Ambientato tra la fine del XIX e l’inizio del XX secolo, Crimini in Canavese segue le indagini del viceprefetto Veyrat (figura storica realmente esistita), uomo severo e analitico, che si muove in un Canavese rurale e brutale, lontano dalla visione idilliaca della provincia. Ogni episodio presenta un caso autoconclusivo (basato su fonti storiche e giornalistiche dell’epoca), che Veyrat risolve con la sua freddezza e razionalità, mentre affronta crimini che mettono in discussione l’ordine sociale.
Le indagini del viceprefetto Veyrat si presta perfettamente a un adattamento televisivo con una struttura a trama verticale, ideale per un pubblico mainstream nella fascia d’età tra i 35 e i 60 anni. Ogni episodio può concentrarsi su un caso specifico, risolto nell’arco di una puntata, mantenendo però un filo conduttore tematico legato all’ambientazione nel Canavese, un territorio violento e spietato.
Veyrat, un uomo solitario, devoto al lavoro e amante della buona cucina, rappresenta una figura di riferimento per un pubblico maturo, attratto dai classici del genere investigativo come Maigret e Montalbano. Il suo carattere razionale e misurato contrasta con la brutalità del territorio, rendendo ogni episodio non solo la risoluzione di un crimine, ma anche un’indagine profonda sull’animo umano. La dimensione verticale permette inoltre di esplorare ogni volta un lato diverso della violenza che pervade il Canavese.

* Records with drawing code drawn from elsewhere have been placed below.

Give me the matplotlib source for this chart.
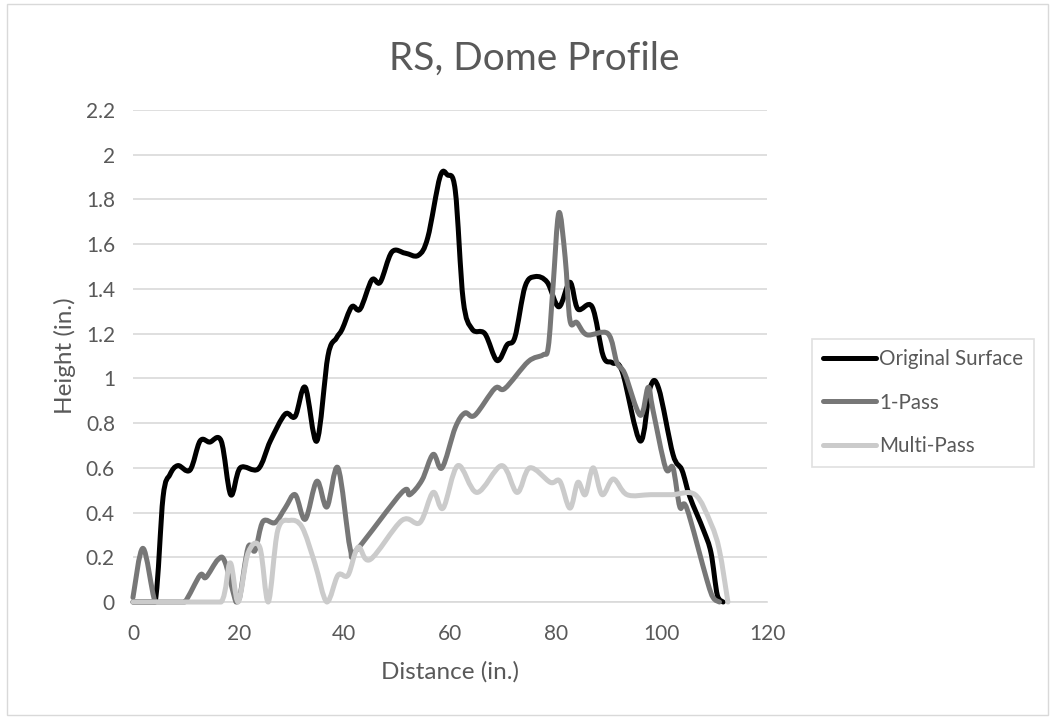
import matplotlib.pyplot as plt
from matplotlib.path import Path
from matplotlib.patches import PathPatch, Rectangle
from matplotlib.lines import Line2D
import numpy as np

# values (distance in., height in.)
orig_x = [0, 2, 4.2, 5.7, 7, 8.5, 10.8, 12.7, 14.5, 16.7, 18.5, 20.3, 23.7, 26, 28.8, 30.7,
          32.6, 34.8, 36.9, 38.5, 39.6, 41.4, 43, 45.2, 46.8, 49, 51.5, 54, 55.8, 58.1,
          59.5, 61, 62.5, 64.2, 66.6, 68.9, 70.8, 72.3, 74.2, 76.1, 78.4, 80.6, 82.7,
          84.2, 86.9, 89, 90.7, 92.6, 96, 97.9, 99.5, 102.2, 103.9, 105.4, 108, 109.4,
          110.6, 111.7]
orig_y = [0, 0, 0, 0.47, 0.57, 0.61, 0.59, 0.72, 0.715, 0.72, 0.48, 0.60, 0.595, 0.72, 0.84,
          0.83, 0.96, 0.72, 1.1, 1.18, 1.22, 1.32, 1.31, 1.44, 1.43, 1.565, 1.56, 1.55, 1.63,
          1.9, 1.91, 1.84, 1.35, 1.22, 1.20, 1.08, 1.15, 1.185, 1.41, 1.455, 1.43, 1.32,
          1.43, 1.31, 1.32, 1.1, 1.07, 1.03, 0.72, 0.96, 0.955, 0.66, 0.59, 0.47, 0.32,
          0.22, 0.03, 0]

one_x = [0, 1.9, 4.2, 6, 8, 9.8, 12.7, 13.8, 16.1, 17.4, 19.5, 20.2, 21.8, 23.1, 24.6, 26.9,
         28.8, 30.7, 32.6, 34.8, 36.7, 38.8, 41.1, 42.4, 50.9, 52.4, 54.7, 56.8, 58.5, 61,
         62.8, 64.7, 68.5, 70.4, 74.8, 77.6, 78.6, 79.5, 80.6, 81.8, 82.7, 84, 85.9, 89.9,
         91.6, 93.1, 96, 97.5, 98.4, 100.8, 102.2, 103.5, 104.8, 108.6, 109.8, 111]
one_y = [0.02, 0.24, 0, 0, 0, 0, 0.12, 0.11, 0.19, 0.18, 0, 0.02, 0.245, 0.23, 0.36, 0.355,
         0.42, 0.48, 0.37, 0.54, 0.425, 0.60, 0.24, 0.235, 0.49, 0.48, 0.545, 0.66, 0.60,
         0.78, 0.845, 0.835, 0.955, 0.955, 1.075, 1.105, 1.14, 1.41, 1.74, 1.54, 1.26, 1.25,
         1.195, 1.20, 1.07, 1.02, 0.835, 0.96, 0.86, 0.60, 0.60, 0.425, 0.42, 0.10, 0.02, 0]

multi_x = [0, 4, 8, 12, 16.7, 18.4, 19.9, 21.8, 24, 25.6, 27.4, 29.7, 32, 34.4, 36.7, 38.8,
           40.7, 42.6, 44.9, 50.9, 54.3, 56.8, 58.7, 61.5, 65.1, 69.8, 72.7, 75.1, 79,
           80.8, 82.7, 84.2, 85.6, 87.1, 88.8, 90.9, 93.5, 98, 102, 106.4, 109.4, 111, 112.6]
multi_y = [0, 0, 0, 0, 0, 0.175, 0, 0.22, 0.245, 0, 0.32, 0.365, 0.335, 0.175, 0, 0.12,
           0.12, 0.245, 0.19, 0.365, 0.355, 0.49, 0.42, 0.61, 0.49, 0.61, 0.49, 0.60, 0.535,
           0.54, 0.42, 0.535, 0.48, 0.60, 0.48, 0.55, 0.48, 0.48, 0.48, 0.48, 0.35, 0.23, 0]

series = [
    ('Original Surface', orig_x, orig_y, '#000000'),
    ('1-Pass', one_x, one_y, '#777777'),
    ('Multi-Pass', multi_x, multi_y, '#cbcbcb'),
]

FONT = 'Lato'
TXT = '#595959'


def smooth_path(xs, ys):
    # excel-like smoothed line: cubic bezier with catmull-rom control points
    # (control points kept at or above 0 so the curve does not dip under the axis)
    p = np.column_stack([xs, ys]).astype(float)
    verts = [p[0]]
    codes = [Path.MOVETO]
    n = len(p)
    for i in range(n - 1):
        p0 = p[i - 1] if i > 0 else p[i]
        p3 = p[i + 2] if i + 2 < n else p[i + 1]
        c1 = p[i] + (p[i + 1] - p0) / 6.0
        c2 = p[i + 1] - (p3 - p[i]) / 6.0
        c1[1] = max(c1[1], 0)
        c2[1] = max(c2[1], 0)
        verts += [c1, c2, p[i + 1]]
        codes += [Path.CURVE4] * 3
    return Path(verts, codes)


fig = plt.figure(figsize=(10.51, 7.19), dpi=100)
ax = fig.add_axes([0.1265, 0.1627, 0.6033, 0.6843])

handles = []
for name, xs, ys, col in series:
    patch = PathPatch(smooth_path(xs, ys), facecolor='none', edgecolor=col, lw=3.6,
                      capstyle='round', joinstyle='round', clip_on=False, zorder=3)
    ax.add_patch(patch)
    handles.append(Line2D([], [], color=col, lw=3.6, solid_capstyle='round'))

ax.set_xlim(0, 120)
ax.set_ylim(0, 2.2)
ax.set_xticks(np.arange(0, 121, 20))
yt = np.round(np.arange(0, 2.21, 0.2), 1)
ax.set_yticks(yt)
ax.set_yticklabels(['0' if v == 0 else ('%g' % v) for v in yt])
ax.grid(axis='y', color='#d9d9d9', lw=1.2)
ax.set_axisbelow(True)
for s in ['top', 'right', 'left']:
    ax.spines[s].set_visible(False)
ax.spines['bottom'].set_color('#d9d9d9')
ax.spines['bottom'].set_linewidth(1.2)
ax.tick_params(length=0, labelsize=15, labelcolor=TXT)
ax.tick_params(axis='x', pad=16)
ax.tick_params(axis='y', pad=13)
for lab in ax.get_xticklabels() + ax.get_yticklabels():
    lab.set_fontfamily(FONT)

ax.set_xlabel('Distance (in.)', fontsize=17.5, color=TXT, family=FONT, labelpad=12)
ax.set_ylabel('Height (in.)', fontsize=17.5, color=TXT, family=FONT, labelpad=7)
fig.text(0.508, 0.918, 'RS, Dome Profile', ha='center', va='center', fontsize=28,
         color=TXT, family=FONT)

leg = fig.legend(handles, [s[0] for s in series], loc='center left',
                 bbox_to_anchor=(0.773, 0.44), frameon=True, fancybox=False,
                 prop={'family': FONT, 'size': 14.8}, labelcolor=TXT,
                 handlelength=2.6, handletextpad=0.15, labelspacing=1.15,
                 borderpad=0.5, borderaxespad=0)
leg.get_frame().set_edgecolor('#d9d9d9')
leg.get_frame().set_linewidth(1.2)

fig.patches.append(Rectangle((0.007, 0.006), 0.99, 0.988, transform=fig.transFigure,
                             fill=False, edgecolor='#d9d9d9', lw=1))

fig.savefig('out.png', dpi=100)
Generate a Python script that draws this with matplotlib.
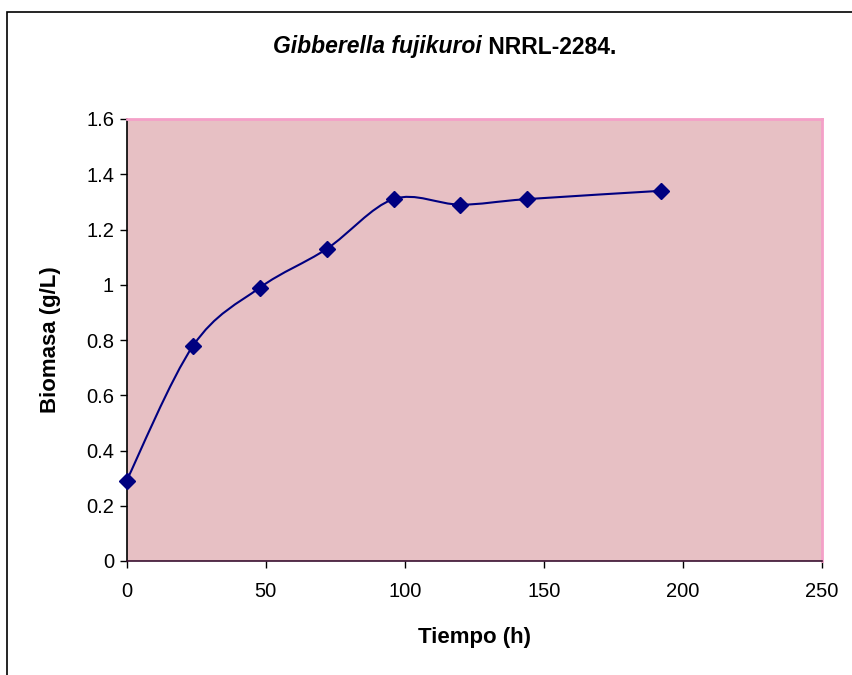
import numpy as np
import matplotlib
matplotlib.use("Agg")
import matplotlib.pyplot as plt
from matplotlib.path import Path
from matplotlib.patches import PathPatch, Rectangle

plt.rcParams['font.family'] = ['Liberation Sans', 'DejaVu Sans']

# data
tiempo = [0, 24, 48, 72, 96, 120, 144, 192]
biomasa = [0.29, 0.78, 0.99, 1.13, 1.31, 1.29, 1.31, 1.34]
x_ticks = [0, 50, 100, 150, 200, 250]
y_ticks = [0, 0.2, 0.4, 0.6, 0.8, 1.0, 1.2, 1.4, 1.6]
y_tick_labels = ["0", "0.2", "0.4", "0.6", "0.8", "1", "1.2", "1.4", "1.6"]
title_species = "Gibberella fujikuroi"
title_strain = " NRRL-2284."

W, H = 852, 675
fig = plt.figure(figsize=(W / 100, H / 100), dpi=100)

# chart frame (cut at right and bottom as in the original)
fig.patches.append(Rectangle((7 / W, -0.1), 1.2, (H - 12) / H + 0.1,
                             transform=fig.transFigure, fill=False,
                             edgecolor="black", linewidth=1.2))

ax = fig.add_axes([126.5 / W, 1 - 561 / H, (822 - 126.5) / W, (561 - 119) / H])
ax.set_facecolor("#E7C0C4")
ax.set_xlim(0, 250)
ax.set_ylim(0, 1.6)


def smooth_path(xs, ys):
    # Excel-style smoothed line: cubic Bezier through the points
    pts = np.column_stack([xs, ys]).astype(float)
    n = len(pts)
    verts = [pts[0]]
    codes = [Path.MOVETO]
    for i in range(n - 1):
        p0 = pts[i - 1] if i > 0 else pts[i]
        p1 = pts[i]
        p2 = pts[i + 1]
        p3 = pts[i + 2] if i + 2 < n else pts[i + 1]
        c1 = p1 + (p2 - p0) / 6.0
        c2 = p2 - (p3 - p1) / 6.0
        verts += [c1, c2, p2]
        codes += [Path.CURVE4] * 3
    return Path(verts, codes)


ax.add_patch(PathPatch(smooth_path(tiempo, biomasa), fill=False,
                       edgecolor="#000080", linewidth=1.5, zorder=3))
ax.plot(tiempo, biomasa, linestyle="none", marker="D", markersize=8,
        color="#000080", zorder=4, clip_on=False)

ax.set_xticks(x_ticks)
ax.set_yticks(y_ticks)
ax.set_yticklabels(y_tick_labels)
ax.tick_params(direction="out", length=5, width=1, labelsize=14.5, colors="black", pad=4)
ax.tick_params(axis="x", pad=10)

for side in ("top", "right"):
    ax.spines[side].set_color("#F4A0C8")
    ax.spines[side].set_linewidth(2)
ax.spines["left"].set_color("black")
ax.spines["bottom"].set_color("#3a1030")
ax.spines["left"].set_linewidth(1.2)
ax.spines["bottom"].set_linewidth(1.2)

ax.set_xlabel("Tiempo (h)", fontsize=16, fontweight="bold", labelpad=19)
ax.set_ylabel("Biomasa (g/L)", fontsize=16, fontweight="bold", labelpad=18)

# title: italic species name followed by the strain, centred as one line
renderer = fig.canvas.get_renderer()
t1 = fig.text(0, 1 - 47 / H, title_species, ha="left", va="center",
              fontsize=16.5, fontweight="bold", fontstyle="italic")
t2 = fig.text(0, 1 - 47 / H, title_strain, ha="left", va="center",
              fontsize=16.5, fontweight="bold")
w1 = t1.get_window_extent(renderer).width
w2 = t2.get_window_extent(renderer).width
x0 = 445 - (w1 + w2) / 2
t1.set_x(x0 / W)
t2.set_x((x0 + w1) / W)

fig.savefig("out.png", dpi=100)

Il Canavese, descritto come una tranquilla zona provinciale, viene trasformato in una terra di frontiera, dove la legge è fragile e il male dilaga. Questa inversione di prospettiva contribuisce a mantenere alta la tensione e a rendere ogni episodio unico, pur collegato da una comune atmosfera oscura e minacciosa. Il formato verticale, unito alla complessità psicologica di Veyrat, rende la serie adatta a chi cerca intrattenimento di qualità, capace di bilanciare casi autoconclusivi e profondità narrativa.